Постмодернизм в России - Михаил Наумович Эпштейн
Шрифт:
Интервал:
Закладка:
У Ф. Тютчева есть стихотворение «Я лютеран люблю богослуженье…» (1834) – о вере, перешагивающей порог опустевшего лютеранского храма.
…Еще она не перешла порогу,Еще за ней не затворилась дверь…Но час настал, пробил… Молитесь Богу,В последний раз вы молитесь теперь.И вот перешагнула – и началось ее внехрамовое служение, не дополнительное к храмовому, а именно укорененное в миру, в каждодневной потребности соотносить жизнь с абсолютным смыслом. В этике это дает свои ответвления в виде таких категорий, как «ближнечувствие» и «ближнемыслие», то есть каждый человек освящает прежде всего действительность, непосредственно его окружающую, постепенно расширяя ее. Единичность выступает в форме близости человека к человеку: освящаются прежде всего отношения к самым близким, родным.
Быть может, главная идея бедной религии состоит в том, что теология должна заниматься единичным, это ее специфический предмет. Именно в своей единичности каждая личность и каждая вещь обретают подобие единому Богу, поэтому теология – это наука о единичном, уникальном, неповторимом. Единичное – не то же самое, что единое. Пантеизм, то есть представление о том, что Бог – во всем, подвергается критике, особенно те моменты, которые ведут пантеизм к атеизму, всебожие к безбожию: если Бог во всем, значит ни в чем. Для бедной религии Бог не во всем, а в каждом, в каждости всех вещей, в том, что отличает одну от другой, не в протяженности, а в прерывности и т. д. По мере того как мы вычленяем отличительные признаки вещи, постигаем ее единственность, раскрывается самое глубокое, сакральное ее измерение, замысел о ней Бога. Каждая вещь единична лишь потому, что единствен сам Бог, и богоподобна (теоморфна) она именно в аспекте своей единичности. Иначе, без Бога-единицы, остается только мир субстанций, масс, количеств. Соответствующее направление именуется «теоморфизмом», в противоположность антропоморфизму; суть теологии в том, чтобы говорить о всем бесконечном многообразии явлений в модусе их единственности, а значит, Богоподобия.

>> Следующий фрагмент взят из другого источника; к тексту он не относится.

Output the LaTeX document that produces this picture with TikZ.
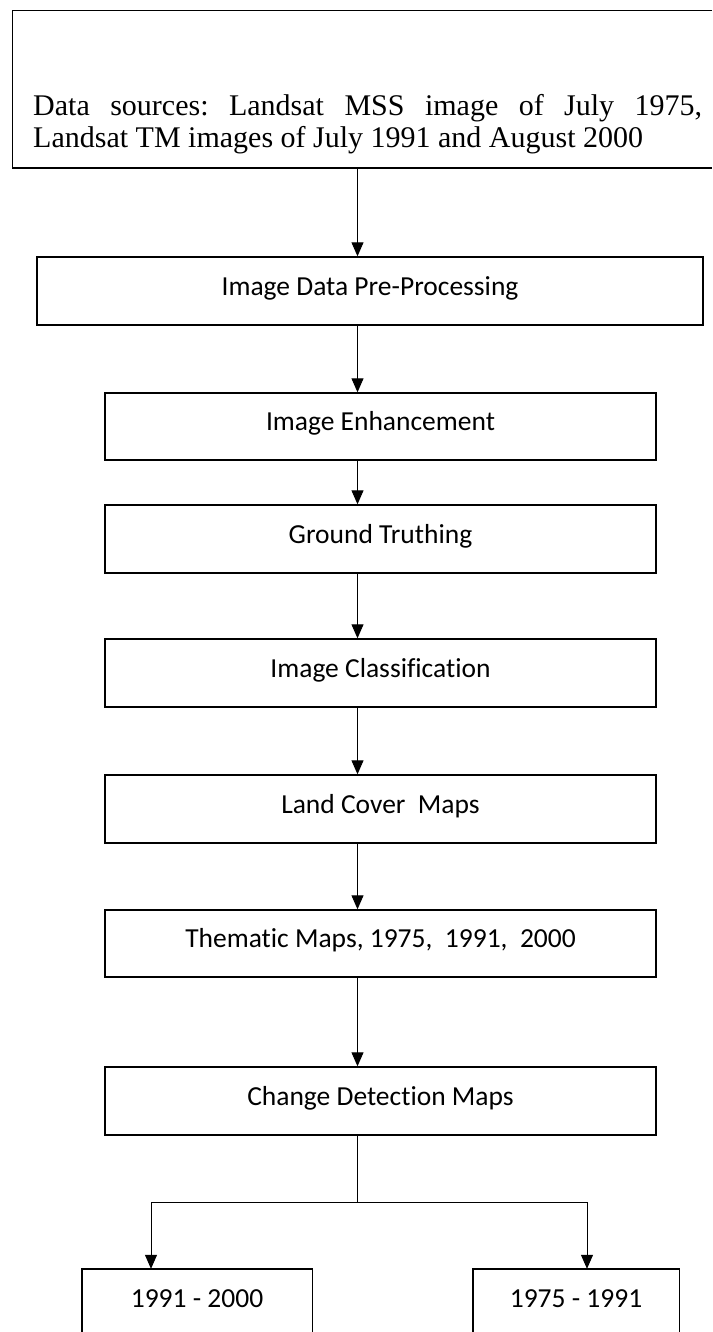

У каждой религии, направления, секты – свои откровения, основатели, особое историческое время, национальная принадлежность… Но последнее откровение может быть только одним и общим для всего мира, иначе оно не было бы последним. Как Бог-Творец един перед лицом одного человека Адама, так едино человечество перед лицом Бога, завершающего мировой процесс. Достоверно, что с каждым часом мир приближается к своему концу, усиливая объединительные моменты веры. Начала у всех религиозных традиций – разные, а конец может быть только единым, и отсюда – прогрессирующая единоверческая тенденция. Если Бог един, то такой же должна быть и вера. Наличие многих вер в единого Бога – это еще непреодоленная стадия многобожия, когда единство достигнуто в предмете, но не в способе веры. Многоверие было естественно лишь в условиях многобожия, единобожие же требует единоверия, и к нему ведет эсхатологический процесс, сводящий религиозные традиции, по-разному начатые, в единстве конца.
Надо сказать, что объединение вер, особенно под эгидой разума, провозглашалось и раньше (например, в XVIII веке у Г.-Э. Лессинга). Но лишь сейчас, на определенной почве, а именно атеистической, такое объединение становится живым чувством и потребностью. Ибо атеизм, отрицая в равной степени все веры, тем самым наглядно выявляет то, что их объединяет. В своей позитивности веры не могли соединиться, этому препятствовали твердые исторические, национальные, семейные традиции. Когда же произошел разрыв с традициями, обнаружилась некая единая, вневероисповедная, сверхисторическая форма самой веры. Бедная религия и есть именно общий знаменатель всех вер, их общая форма, ставшая содержанием постатеистической веры. Атеистический разрыв с религиозными традициями ведет к постатеистическому их объединению.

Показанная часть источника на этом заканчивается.